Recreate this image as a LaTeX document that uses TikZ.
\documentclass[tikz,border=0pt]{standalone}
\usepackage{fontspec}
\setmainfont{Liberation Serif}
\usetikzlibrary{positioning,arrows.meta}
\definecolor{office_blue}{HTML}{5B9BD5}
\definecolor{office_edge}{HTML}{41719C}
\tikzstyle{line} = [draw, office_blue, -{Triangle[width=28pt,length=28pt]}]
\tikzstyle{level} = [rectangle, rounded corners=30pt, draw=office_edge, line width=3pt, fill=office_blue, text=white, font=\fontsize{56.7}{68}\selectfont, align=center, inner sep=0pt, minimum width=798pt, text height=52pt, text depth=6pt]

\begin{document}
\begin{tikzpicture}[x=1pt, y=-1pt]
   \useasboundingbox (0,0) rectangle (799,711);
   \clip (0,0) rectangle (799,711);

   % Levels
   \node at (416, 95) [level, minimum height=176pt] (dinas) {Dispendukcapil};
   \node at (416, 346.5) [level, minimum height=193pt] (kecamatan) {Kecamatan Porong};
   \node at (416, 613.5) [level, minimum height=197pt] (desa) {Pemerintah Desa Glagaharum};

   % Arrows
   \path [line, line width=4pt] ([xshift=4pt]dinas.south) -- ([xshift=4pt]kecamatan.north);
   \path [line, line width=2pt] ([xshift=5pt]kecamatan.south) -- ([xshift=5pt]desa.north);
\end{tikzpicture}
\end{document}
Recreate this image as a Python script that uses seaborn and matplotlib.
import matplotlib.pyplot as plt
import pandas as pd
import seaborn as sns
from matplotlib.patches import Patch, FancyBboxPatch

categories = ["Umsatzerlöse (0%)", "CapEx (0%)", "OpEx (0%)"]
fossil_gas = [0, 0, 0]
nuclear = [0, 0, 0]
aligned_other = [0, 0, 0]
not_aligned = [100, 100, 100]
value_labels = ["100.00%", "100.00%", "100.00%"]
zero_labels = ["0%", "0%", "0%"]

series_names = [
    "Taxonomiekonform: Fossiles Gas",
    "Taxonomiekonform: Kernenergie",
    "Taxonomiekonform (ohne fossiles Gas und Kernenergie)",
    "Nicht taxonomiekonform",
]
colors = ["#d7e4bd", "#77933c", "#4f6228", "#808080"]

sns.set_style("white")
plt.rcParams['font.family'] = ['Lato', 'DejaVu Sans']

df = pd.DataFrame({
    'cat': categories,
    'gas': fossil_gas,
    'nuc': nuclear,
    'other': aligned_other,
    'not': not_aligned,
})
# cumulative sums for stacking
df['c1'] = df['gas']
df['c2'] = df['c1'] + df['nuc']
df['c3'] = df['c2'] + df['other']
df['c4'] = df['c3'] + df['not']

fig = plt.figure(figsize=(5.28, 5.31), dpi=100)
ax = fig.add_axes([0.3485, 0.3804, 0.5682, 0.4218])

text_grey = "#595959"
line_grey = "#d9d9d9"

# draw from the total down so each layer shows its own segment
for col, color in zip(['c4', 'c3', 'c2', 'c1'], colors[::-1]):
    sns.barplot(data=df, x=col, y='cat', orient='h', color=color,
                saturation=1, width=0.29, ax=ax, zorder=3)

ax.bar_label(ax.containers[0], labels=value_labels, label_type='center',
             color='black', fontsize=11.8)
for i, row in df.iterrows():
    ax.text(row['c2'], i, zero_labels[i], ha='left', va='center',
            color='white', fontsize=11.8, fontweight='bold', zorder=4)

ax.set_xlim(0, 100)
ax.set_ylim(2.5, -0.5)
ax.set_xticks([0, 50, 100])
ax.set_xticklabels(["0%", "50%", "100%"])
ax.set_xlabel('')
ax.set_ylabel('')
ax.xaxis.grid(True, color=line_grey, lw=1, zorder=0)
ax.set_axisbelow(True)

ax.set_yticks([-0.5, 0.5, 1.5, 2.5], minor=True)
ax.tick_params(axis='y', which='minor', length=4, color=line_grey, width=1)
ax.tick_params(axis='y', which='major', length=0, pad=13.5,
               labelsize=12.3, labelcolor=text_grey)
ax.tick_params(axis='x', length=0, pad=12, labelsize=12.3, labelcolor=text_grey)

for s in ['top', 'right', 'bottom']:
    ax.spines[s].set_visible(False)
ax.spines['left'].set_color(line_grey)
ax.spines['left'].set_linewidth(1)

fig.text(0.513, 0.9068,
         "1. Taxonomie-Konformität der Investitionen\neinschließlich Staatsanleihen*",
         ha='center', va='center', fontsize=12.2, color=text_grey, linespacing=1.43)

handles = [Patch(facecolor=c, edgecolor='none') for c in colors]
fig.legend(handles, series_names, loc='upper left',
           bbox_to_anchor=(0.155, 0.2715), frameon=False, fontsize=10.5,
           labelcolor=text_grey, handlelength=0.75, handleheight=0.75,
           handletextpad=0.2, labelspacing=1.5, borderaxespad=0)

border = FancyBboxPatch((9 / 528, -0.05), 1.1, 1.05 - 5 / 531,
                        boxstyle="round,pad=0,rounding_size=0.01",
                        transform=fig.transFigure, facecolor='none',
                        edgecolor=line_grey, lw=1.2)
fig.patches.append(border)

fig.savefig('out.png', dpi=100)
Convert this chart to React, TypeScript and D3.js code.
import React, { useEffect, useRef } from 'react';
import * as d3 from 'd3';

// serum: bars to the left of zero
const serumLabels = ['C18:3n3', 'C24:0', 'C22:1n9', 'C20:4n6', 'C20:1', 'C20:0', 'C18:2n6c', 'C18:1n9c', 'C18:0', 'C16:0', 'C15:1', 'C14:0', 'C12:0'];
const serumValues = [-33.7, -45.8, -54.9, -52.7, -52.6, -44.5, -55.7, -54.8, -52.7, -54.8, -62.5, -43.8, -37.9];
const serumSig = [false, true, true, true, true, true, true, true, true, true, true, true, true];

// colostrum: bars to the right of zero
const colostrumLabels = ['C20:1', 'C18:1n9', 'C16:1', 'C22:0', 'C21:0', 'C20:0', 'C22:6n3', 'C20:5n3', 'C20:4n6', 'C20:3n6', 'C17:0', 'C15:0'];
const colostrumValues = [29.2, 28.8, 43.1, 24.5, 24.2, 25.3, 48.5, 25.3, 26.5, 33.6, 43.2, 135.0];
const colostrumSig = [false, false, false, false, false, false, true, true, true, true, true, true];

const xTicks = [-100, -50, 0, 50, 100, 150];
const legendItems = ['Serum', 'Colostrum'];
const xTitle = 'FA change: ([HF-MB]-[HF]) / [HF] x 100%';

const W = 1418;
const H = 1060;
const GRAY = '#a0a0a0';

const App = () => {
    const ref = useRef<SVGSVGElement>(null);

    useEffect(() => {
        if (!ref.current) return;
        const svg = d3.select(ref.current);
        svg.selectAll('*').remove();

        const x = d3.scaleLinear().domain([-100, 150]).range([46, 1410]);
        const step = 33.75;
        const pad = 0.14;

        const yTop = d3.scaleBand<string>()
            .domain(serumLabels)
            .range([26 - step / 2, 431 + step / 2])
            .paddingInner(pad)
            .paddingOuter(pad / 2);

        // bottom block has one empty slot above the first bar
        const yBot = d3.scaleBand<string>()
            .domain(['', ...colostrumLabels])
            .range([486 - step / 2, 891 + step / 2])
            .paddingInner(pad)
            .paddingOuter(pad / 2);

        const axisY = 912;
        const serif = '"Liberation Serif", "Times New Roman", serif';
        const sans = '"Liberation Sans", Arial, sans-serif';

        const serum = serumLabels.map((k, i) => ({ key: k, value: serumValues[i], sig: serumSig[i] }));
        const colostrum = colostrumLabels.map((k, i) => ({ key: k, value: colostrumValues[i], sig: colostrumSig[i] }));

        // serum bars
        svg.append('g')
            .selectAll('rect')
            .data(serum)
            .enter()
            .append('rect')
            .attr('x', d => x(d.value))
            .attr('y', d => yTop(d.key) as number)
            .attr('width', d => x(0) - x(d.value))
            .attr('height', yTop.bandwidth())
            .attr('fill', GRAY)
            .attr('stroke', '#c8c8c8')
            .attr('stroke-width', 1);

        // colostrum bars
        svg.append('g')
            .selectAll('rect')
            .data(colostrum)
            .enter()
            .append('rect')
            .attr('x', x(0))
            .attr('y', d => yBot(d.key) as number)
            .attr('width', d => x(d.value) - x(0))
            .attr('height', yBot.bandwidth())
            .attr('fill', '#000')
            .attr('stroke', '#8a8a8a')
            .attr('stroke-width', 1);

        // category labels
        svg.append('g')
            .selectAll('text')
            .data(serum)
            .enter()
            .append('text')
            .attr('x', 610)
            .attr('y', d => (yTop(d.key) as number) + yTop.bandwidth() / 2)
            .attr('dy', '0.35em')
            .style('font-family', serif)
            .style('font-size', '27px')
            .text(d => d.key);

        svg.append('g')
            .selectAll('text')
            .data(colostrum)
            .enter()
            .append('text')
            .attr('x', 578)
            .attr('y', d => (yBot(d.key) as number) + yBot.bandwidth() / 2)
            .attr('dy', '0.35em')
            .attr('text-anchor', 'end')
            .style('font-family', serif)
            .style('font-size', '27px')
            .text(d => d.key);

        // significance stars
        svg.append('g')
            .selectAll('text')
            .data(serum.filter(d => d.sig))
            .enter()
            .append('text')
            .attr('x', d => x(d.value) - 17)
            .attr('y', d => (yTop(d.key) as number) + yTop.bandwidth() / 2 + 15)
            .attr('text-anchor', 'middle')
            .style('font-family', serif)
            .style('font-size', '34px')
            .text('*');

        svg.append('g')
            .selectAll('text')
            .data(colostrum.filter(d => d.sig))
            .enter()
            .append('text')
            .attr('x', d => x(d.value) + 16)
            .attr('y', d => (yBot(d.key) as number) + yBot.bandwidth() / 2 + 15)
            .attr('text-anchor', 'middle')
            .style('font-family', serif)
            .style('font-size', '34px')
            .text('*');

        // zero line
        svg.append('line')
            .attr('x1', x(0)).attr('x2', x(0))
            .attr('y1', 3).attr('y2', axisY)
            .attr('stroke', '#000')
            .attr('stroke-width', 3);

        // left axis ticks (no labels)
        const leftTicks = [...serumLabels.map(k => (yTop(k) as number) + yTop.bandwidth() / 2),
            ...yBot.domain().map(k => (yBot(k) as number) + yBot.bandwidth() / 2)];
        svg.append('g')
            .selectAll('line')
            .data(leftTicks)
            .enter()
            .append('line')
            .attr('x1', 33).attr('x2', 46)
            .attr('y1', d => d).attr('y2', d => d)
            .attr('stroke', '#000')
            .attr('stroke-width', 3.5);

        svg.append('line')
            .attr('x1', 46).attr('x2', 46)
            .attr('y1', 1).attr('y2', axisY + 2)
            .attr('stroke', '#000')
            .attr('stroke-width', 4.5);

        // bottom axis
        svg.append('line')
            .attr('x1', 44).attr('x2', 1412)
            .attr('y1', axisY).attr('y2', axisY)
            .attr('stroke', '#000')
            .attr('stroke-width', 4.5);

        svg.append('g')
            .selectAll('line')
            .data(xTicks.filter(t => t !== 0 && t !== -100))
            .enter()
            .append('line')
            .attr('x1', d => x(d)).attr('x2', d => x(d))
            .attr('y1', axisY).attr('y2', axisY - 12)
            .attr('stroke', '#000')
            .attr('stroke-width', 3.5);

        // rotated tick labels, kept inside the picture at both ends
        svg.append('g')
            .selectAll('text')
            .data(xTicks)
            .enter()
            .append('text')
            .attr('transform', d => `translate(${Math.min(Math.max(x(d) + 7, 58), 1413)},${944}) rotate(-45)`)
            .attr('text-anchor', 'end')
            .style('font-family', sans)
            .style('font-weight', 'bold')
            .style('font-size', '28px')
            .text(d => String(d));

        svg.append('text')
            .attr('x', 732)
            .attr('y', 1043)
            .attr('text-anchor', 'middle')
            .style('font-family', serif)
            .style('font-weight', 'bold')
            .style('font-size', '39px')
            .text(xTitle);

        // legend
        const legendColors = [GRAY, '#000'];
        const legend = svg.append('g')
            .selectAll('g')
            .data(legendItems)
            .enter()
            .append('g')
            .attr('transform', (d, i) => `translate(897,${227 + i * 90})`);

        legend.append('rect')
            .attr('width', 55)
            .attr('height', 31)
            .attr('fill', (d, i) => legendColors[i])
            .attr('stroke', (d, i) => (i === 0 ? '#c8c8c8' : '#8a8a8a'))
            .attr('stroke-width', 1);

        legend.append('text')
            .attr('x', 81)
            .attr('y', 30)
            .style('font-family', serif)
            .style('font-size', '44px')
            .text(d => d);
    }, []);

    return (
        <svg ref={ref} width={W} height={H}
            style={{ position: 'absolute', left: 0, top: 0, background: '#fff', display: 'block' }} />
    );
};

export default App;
---*---
# Problem details:
Reproduce word for word the material above, beginning with the line that contains "Recreate this image as a Python" and ending with the line that contains "plt.rcParams['font.family'] = ['Lato', 'DejaVu".

# Output for this task:
Recreate this image as a Python script that uses seaborn and matplotlib.
import matplotlib.pyplot as plt
import pandas as pd
import seaborn as sns
from matplotlib.patches import Patch, FancyBboxPatch

categories = ["Umsatzerlöse (0%)", "CapEx (0%)", "OpEx (0%)"]
fossil_gas = [0, 0, 0]
nuclear = [0, 0, 0]
aligned_other = [0, 0, 0]
not_aligned = [100, 100, 100]
value_labels = ["100.00%", "100.00%", "100.00%"]
zero_labels = ["0%", "0%", "0%"]

series_names = [
    "Taxonomiekonform: Fossiles Gas",
    "Taxonomiekonform: Kernenergie",
    "Taxonomiekonform (ohne fossiles Gas und Kernenergie)",
    "Nicht taxonomiekonform",
]
colors = ["#d7e4bd", "#77933c", "#4f6228", "#808080"]

sns.set_style("white")
plt.rcParams['font.family'] = ['Lato', 'DejaVu Sans']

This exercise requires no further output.